I like efficiency, but I also like alternate ways of doing things. My first inclination is to get from Point A to Point B by the shortest, most efficient means. Then there is the "enjoyment" of life that we're reminded of every once in a while, such as taking the obscure highway instead of the interstate. It would be my habit to take the interstate. And it is my habit to try to come up with a form or format for whatever the job is, to get it done, to have more free time to sit around and feel tired.

We used to draw pictures in school -- while we were supposed to be studying, probably -- of crazy machines, like the peanut butter and jelly sandwich making machine. I was fascinated with the idea of assembly lines -- conveyor belts, where you could picture the bread getting spritzed with some peanut butter, etc. Actually, if you watch "Modern Marvels" on History Channel, it's about that way with things. I saw one episode where they were making toothpicks. Fascinating stuff. And making hottubs. Again, they've got it down to a science.

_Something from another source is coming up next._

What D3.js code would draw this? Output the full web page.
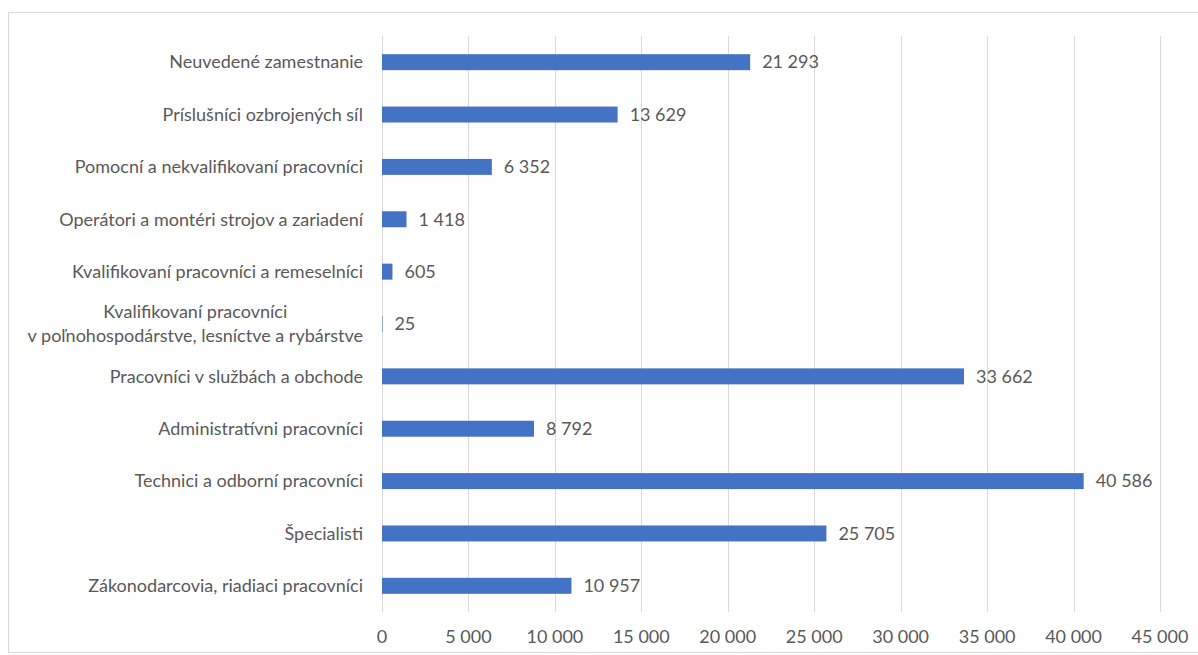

The doctor says I need to exercise more. So that means going to the fitness club and standing there going back and forth. I need an alternative way of doing it. Like they strap you in and it moves you back and forth like toffee on one of those toffee stretching machines. Probably they can't do it because you'd be locked in, your leg would break and there you'd be, spinning away in a million pieces.

In my whole Grandma Slump/Loser Grandson universe, I was thinking of hooking my exercise bike to the motor of my old go-kart, then sitting there and letting the mechanism take me back and forth. Sounds funny at first, but that's just the same as saying you've got an exercise bike with a motor. Which they probably really have. It might be funnier if I hooked it up and sat on my easy chair and watched it. But in what sense would that be exercise? It's absurd.

The only real way to do exercise is to chugga-chugga motion, do it yourself.